- [Records for the exercise]

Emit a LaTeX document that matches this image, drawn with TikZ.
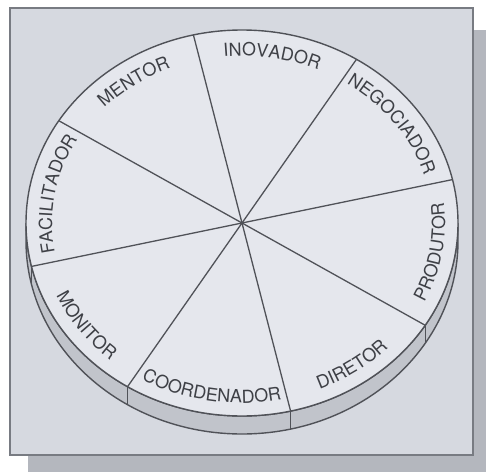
\documentclass[tikz,border=0pt]{standalone}
\usepackage{fontspec}
\setmainfont{TeX Gyre Heros}
\usetikzlibrary{decorations.text}
\definecolor{framefill}{RGB}{214,217,224}
\definecolor{shadowc}{RGB}{180,183,190}
\definecolor{diskfill}{RGB}{229,231,237}
\definecolor{bandfill}{RGB}{193,196,203}
\definecolor{linec}{RGB}{80,82,88}
\definecolor{textc}{RGB}{62,64,70}
\definecolor{framec}{RGB}{120,123,130}
\newcommand\lblfont{\fontsize{18pt}{18pt}\selectfont\color{textc}}
\newcommand\labelarc[5]{\path[decorate,decoration={text along path,text align=center,text={|\lblfont|#5}}] (#1:#3 and #4) arc[start angle=#1,end angle=#2,x radius=#3,y radius=#4];}
\begin{document}
\begin{tikzpicture}[x=1pt,y=1pt,
  rim/.style={draw=linec, line width=1.4pt},
  spoke/.style={draw=linec, line width=1.3pt}]
\useasboundingbox (0,0) rectangle (486,472);
\fill[white] (0,0) rectangle (486,472);
\fill[shadowc] (28,0) rectangle (486,442);
\filldraw[fill=framefill, draw=framec, line width=1.6pt] (10,17) rectangle (473,464);
\begin{scope}[shift={(242,249)}]
  % side band
  \filldraw[fill=bandfill, rim] (180:216 and 193) arc[start angle=180,end angle=360,x radius=216,y radius=193] -- ++(0,-18) arc[start angle=360,end angle=180,x radius=216,y radius=193] -- cycle;
  \foreach \t in {-167,-122,-77,-32} \draw[spoke] (\t:216 and 193) -- ++(0,-18);
  % top face
  \filldraw[fill=diskfill, rim] (0,0) ellipse[x radius=216, y radius=193];
  \coordinate (hub) at (0,0);
  \foreach \t/\u in {103/283,58/238,13/193,-32/148} \draw[spoke] (\t:216 and 193) -- (hub) -- (\u:216 and 193);
  % labels, upper half (clockwise, tops outward)
  \labelarc{120.5}{40.5}{190}{167}{INOVADOR}
  \labelarc{75.5}{-4.5}{190}{167}{NEGOCIADOR}
  \labelarc{165.5}{85.5}{190}{167}{MENTOR}
  \labelarc{210.5}{130.5}{190}{167}{FACILITADOR}
  % labels, lower half (counter-clockwise, tops inward)
  \labelarc{-49.5}{30.5}{203}{180}{PRODUTOR}
  \labelarc{-94.5}{-14.5}{203}{180}{DIRETOR}
  \labelarc{-139.5}{-59.5}{203}{180}{COORDENADOR}
  \labelarc{-184.5}{-104.5}{203}{180}{MONITOR}
\end{scope}
\end{tikzpicture}
\end{document}
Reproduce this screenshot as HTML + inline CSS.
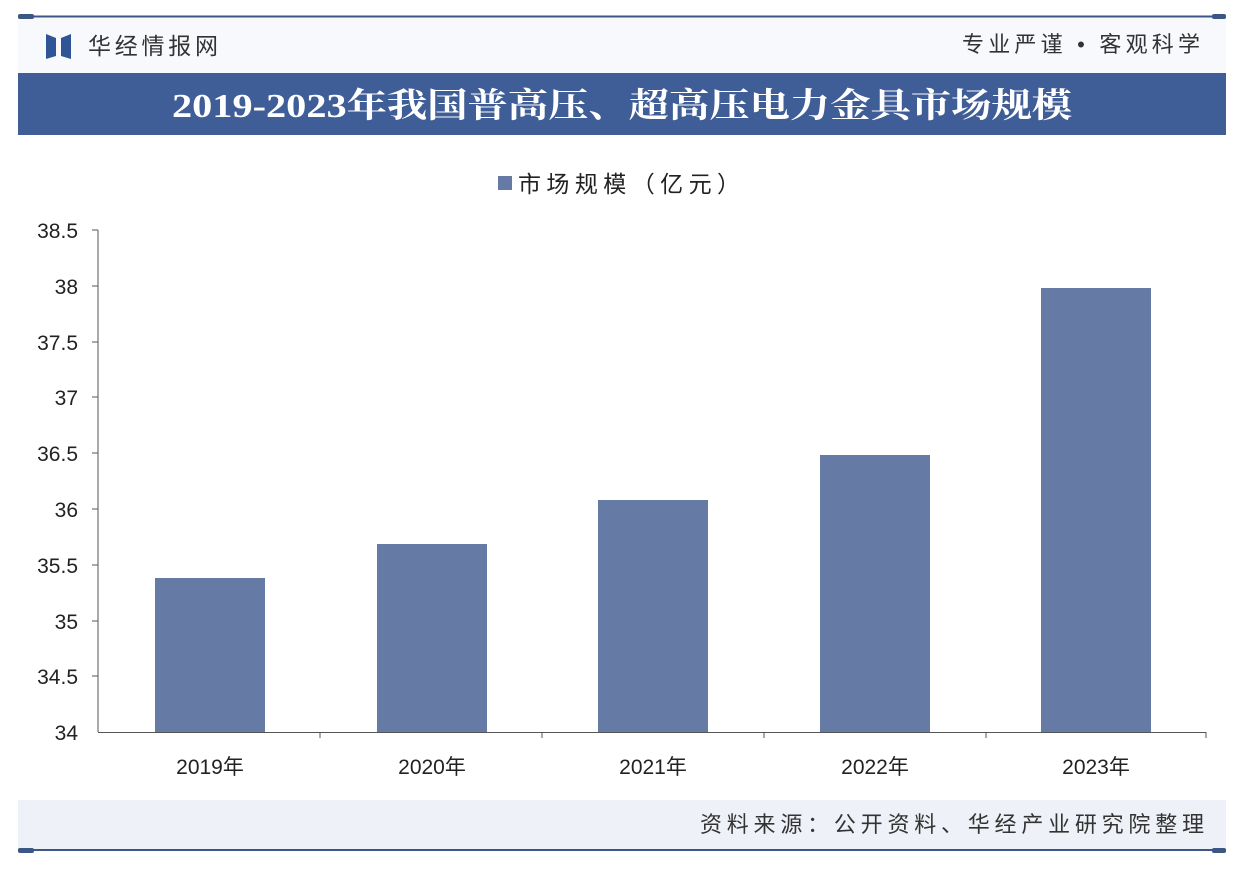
<!DOCTYPE html>
<html><head><meta charset="utf-8"><style>
html,body{margin:0;padding:0;background:#fff;}
svg{display:block;font-family:"Liberation Sans","Noto Sans CJK SC",sans-serif;}
</style></head><body>
<svg width="1238" height="870" viewBox="0 0 1238 870" xmlns="http://www.w3.org/2000/svg">
<rect width="1238" height="870" fill="#fff"/>
<rect x="18" y="16" width="1208" height="835" fill="#f8f9fc"/>
<line x1="18" y1="16.5" x2="1226" y2="16.5" stroke="#3c5686" stroke-width="2"/>
<rect x="18" y="14" width="16" height="5" rx="2" fill="#3c5686"/>
<rect x="1212" y="14" width="14" height="5" rx="2" fill="#3c5686"/>
<path d="M46 34 L56 38 L56 56 L46 59 Z" fill="#2f5597"/>
<path d="M71 34 L61 38 L61 56 L71 59 Z" fill="#2f5597"/>
<text x="88" y="54" font-size="23" fill="#333" textLength="130" lengthAdjust="spacing">华经情报网</text>
<text x="962" y="52" font-size="22" fill="#333" textLength="238" lengthAdjust="spacing">专业严谨 • 客观科学</text>
<rect x="18" y="73" width="1208" height="62" fill="#3f5d96"/>
<text x="172" y="117" font-size="34" font-weight="bold" fill="#fff" textLength="900" lengthAdjust="spacingAndGlyphs" font-family="Liberation Serif,Noto Serif CJK SC,serif">2019-2023年我国普高压、超高压电力金具市场规模</text>
<rect x="18" y="135" width="1208" height="665" fill="#fff"/>
<rect x="498" y="176" width="14" height="14" fill="#657ba6"/>
<text x="518" y="192" font-size="23" fill="#222" textLength="222" lengthAdjust="spacing">市场规模（亿元）</text>
<g font-size="21" fill="#222" text-anchor="end">
<text x="78" y="238">38.5</text><text x="78" y="294">38</text><text x="78" y="350">37.5</text>
<text x="78" y="405">37</text><text x="78" y="461">36.5</text><text x="78" y="517">36</text>
<text x="78" y="573">35.5</text><text x="78" y="629">35</text><text x="78" y="684">34.5</text>
<text x="78" y="740">34</text>
</g>
<g stroke="#555" stroke-width="1">
<line x1="98" y1="230" x2="98" y2="732"/>
<line x1="98" y1="732.5" x2="1206" y2="732.5"/>
<line x1="92" y1="230" x2="98" y2="230"/><line x1="92" y1="286" x2="98" y2="286"/><line x1="92" y1="342" x2="98" y2="342"/>
<line x1="92" y1="397" x2="98" y2="397"/><line x1="92" y1="453" x2="98" y2="453"/><line x1="92" y1="509" x2="98" y2="509"/>
<line x1="92" y1="565" x2="98" y2="565"/><line x1="92" y1="621" x2="98" y2="621"/><line x1="92" y1="676" x2="98" y2="676"/>
<line x1="320" y1="732" x2="320" y2="738"/><line x1="542" y1="732" x2="542" y2="738"/><line x1="764" y1="732" x2="764" y2="738"/>
<line x1="986" y1="732" x2="986" y2="738"/><line x1="1206" y1="732" x2="1206" y2="738"/>
</g>
<g fill="#657ba6">
<rect x="155" y="578" width="110" height="154"/>
<rect x="377" y="544" width="110" height="188"/>
<rect x="598" y="500" width="110" height="232"/>
<rect x="820" y="455" width="110" height="277"/>
<rect x="1041" y="288" width="110" height="444"/>
</g>
<g font-size="21" fill="#222" text-anchor="middle">
<text x="210" y="774">2019年</text><text x="432" y="774">2020年</text><text x="653" y="774">2021年</text>
<text x="875" y="774">2022年</text><text x="1096" y="774">2023年</text>
</g>
<rect x="18" y="800" width="1208" height="49" fill="#eef1f7"/>
<text x="700" y="832" font-size="22" fill="#333" textLength="504" lengthAdjust="spacing">资料来源：公开资料、华经产业研究院整理</text>
<line x1="18" y1="850" x2="1226" y2="850" stroke="#3c5686" stroke-width="2"/>
<rect x="18" y="848" width="16" height="5" rx="2" fill="#3c5686"/>
<rect x="1212" y="848" width="14" height="5" rx="2" fill="#3c5686"/>
</svg>
</body></html>
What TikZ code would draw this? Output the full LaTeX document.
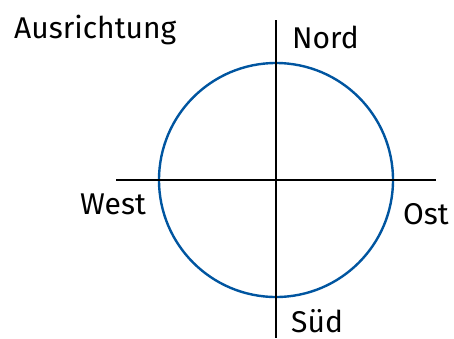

- [Work instructions] Each line of the data should be quoted exactly, with pictures left out.

- [Reply to the exercise]
Emit a LaTeX document that matches this image, drawn with TikZ.
\documentclass[tikz,border=0pt]{standalone}
\usepackage{fontspec}
\setmainfont{TeX Gyre Heros}
\usetikzlibrary{decorations.text}
\definecolor{framefill}{RGB}{214,217,224}
\definecolor{shadowc}{RGB}{180,183,190}
\definecolor{diskfill}{RGB}{229,231,237}
\definecolor{bandfill}{RGB}{193,196,203}
\definecolor{linec}{RGB}{80,82,88}
\definecolor{textc}{RGB}{62,64,70}
\definecolor{framec}{RGB}{120,123,130}
\newcommand\lblfont{\fontsize{18pt}{18pt}\selectfont\color{textc}}
\newcommand\labelarc[5]{\path[decorate,decoration={text along path,text align=center,text={|\lblfont|#5}}] (#1:#3 and #4) arc[start angle=#1,end angle=#2,x radius=#3,y radius=#4];}
\begin{document}
\begin{tikzpicture}[x=1pt,y=1pt,
  rim/.style={draw=linec, line width=1.4pt},
  spoke/.style={draw=linec, line width=1.3pt}]
\useasboundingbox (0,0) rectangle (486,472);
\fill[white] (0,0) rectangle (486,472);
\fill[shadowc] (28,0) rectangle (486,442);
\filldraw[fill=framefill, draw=framec, line width=1.6pt] (10,17) rectangle (473,464);
\begin{scope}[shift={(242,249)}]
  % side band
  \filldraw[fill=bandfill, rim] (180:216 and 193) arc[start angle=180,end angle=360,x radius=216,y radius=193] -- ++(0,-18) arc[start angle=360,end angle=180,x radius=216,y radius=193] -- cycle;
  \foreach \t in {-167,-122,-77,-32} \draw[spoke] (\t:216 and 193) -- ++(0,-18);
  % top face
  \filldraw[fill=diskfill, rim] (0,0) ellipse[x radius=216, y radius=193];
  \coordinate (hub) at (0,0);
  \foreach \t/\u in {103/283,58/238,13/193,-32/148} \draw[spoke] (\t:216 and 193) -- (hub) -- (\u:216 and 193);
  % labels, upper half (clockwise, tops outward)
  \labelarc{120.5}{40.5}{190}{167}{INOVADOR}
  \labelarc{75.5}{-4.5}{190}{167}{NEGOCIADOR}
  \labelarc{165.5}{85.5}{190}{167}{MENTOR}
  \labelarc{210.5}{130.5}{190}{167}{FACILITADOR}
  % labels, lower half (counter-clockwise, tops inward)
  \labelarc{-49.5}{30.5}{203}{180}{PRODUTOR}
  \labelarc{-94.5}{-14.5}{203}{180}{DIRETOR}
  \labelarc{-139.5}{-59.5}{203}{180}{COORDENADOR}
  \labelarc{-184.5}{-104.5}{203}{180}{MONITOR}
\end{scope}
\end{tikzpicture}
\end{document}
Reproduce this screenshot as HTML + inline CSS.
<!DOCTYPE html>
<html><head><meta charset="utf-8"><style>
html,body{margin:0;padding:0;background:#fff;}
svg{display:block;font-family:"Liberation Sans","Noto Sans CJK SC",sans-serif;}
</style></head><body>
<svg width="1238" height="870" viewBox="0 0 1238 870" xmlns="http://www.w3.org/2000/svg">
<rect width="1238" height="870" fill="#fff"/>
<rect x="18" y="16" width="1208" height="835" fill="#f8f9fc"/>
<line x1="18" y1="16.5" x2="1226" y2="16.5" stroke="#3c5686" stroke-width="2"/>
<rect x="18" y="14" width="16" height="5" rx="2" fill="#3c5686"/>
<rect x="1212" y="14" width="14" height="5" rx="2" fill="#3c5686"/>
<path d="M46 34 L56 38 L56 56 L46 59 Z" fill="#2f5597"/>
<path d="M71 34 L61 38 L61 56 L71 59 Z" fill="#2f5597"/>
<text x="88" y="54" font-size="23" fill="#333" textLength="130" lengthAdjust="spacing">华经情报网</text>
<text x="962" y="52" font-size="22" fill="#333" textLength="238" lengthAdjust="spacing">专业严谨 • 客观科学</text>
<rect x="18" y="73" width="1208" height="62" fill="#3f5d96"/>
<text x="172" y="117" font-size="34" font-weight="bold" fill="#fff" textLength="900" lengthAdjust="spacingAndGlyphs" font-family="Liberation Serif,Noto Serif CJK SC,serif">2019-2023年我国普高压、超高压电力金具市场规模</text>
<rect x="18" y="135" width="1208" height="665" fill="#fff"/>
<rect x="498" y="176" width="14" height="14" fill="#657ba6"/>
<text x="518" y="192" font-size="23" fill="#222" textLength="222" lengthAdjust="spacing">市场规模（亿元）</text>
<g font-size="21" fill="#222" text-anchor="end">
<text x="78" y="238">38.5</text><text x="78" y="294">38</text><text x="78" y="350">37.5</text>
<text x="78" y="405">37</text><text x="78" y="461">36.5</text><text x="78" y="517">36</text>
<text x="78" y="573">35.5</text><text x="78" y="629">35</text><text x="78" y="684">34.5</text>
<text x="78" y="740">34</text>
</g>
<g stroke="#555" stroke-width="1">
<line x1="98" y1="230" x2="98" y2="732"/>
<line x1="98" y1="732.5" x2="1206" y2="732.5"/>
<line x1="92" y1="230" x2="98" y2="230"/><line x1="92" y1="286" x2="98" y2="286"/><line x1="92" y1="342" x2="98" y2="342"/>
<line x1="92" y1="397" x2="98" y2="397"/><line x1="92" y1="453" x2="98" y2="453"/><line x1="92" y1="509" x2="98" y2="509"/>
<line x1="92" y1="565" x2="98" y2="565"/><line x1="92" y1="621" x2="98" y2="621"/><line x1="92" y1="676" x2="98" y2="676"/>
<line x1="320" y1="732" x2="320" y2="738"/><line x1="542" y1="732" x2="542" y2="738"/><line x1="764" y1="732" x2="764" y2="738"/>
<line x1="986" y1="732" x2="986" y2="738"/><line x1="1206" y1="732" x2="1206" y2="738"/>
</g>
<g fill="#657ba6">
<rect x="155" y="578" width="110" height="154"/>
<rect x="377" y="544" width="110" height="188"/>
<rect x="598" y="500" width="110" height="232"/>
<rect x="820" y="455" width="110" height="277"/>
<rect x="1041" y="288" width="110" height="444"/>
</g>
<g font-size="21" fill="#222" text-anchor="middle">
<text x="210" y="774">2019年</text><text x="432" y="774">2020年</text><text x="653" y="774">2021年</text>
<text x="875" y="774">2022年</text><text x="1096" y="774">2023年</text>
</g>
<rect x="18" y="800" width="1208" height="49" fill="#eef1f7"/>
<text x="700" y="832" font-size="22" fill="#333" textLength="504" lengthAdjust="spacing">资料来源：公开资料、华经产业研究院整理</text>
<line x1="18" y1="850" x2="1226" y2="850" stroke="#3c5686" stroke-width="2"/>
<rect x="18" y="848" width="16" height="5" rx="2" fill="#3c5686"/>
<rect x="1212" y="848" width="14" height="5" rx="2" fill="#3c5686"/>
</svg>
</body></html>
What TikZ code would draw this? Output the full LaTeX document.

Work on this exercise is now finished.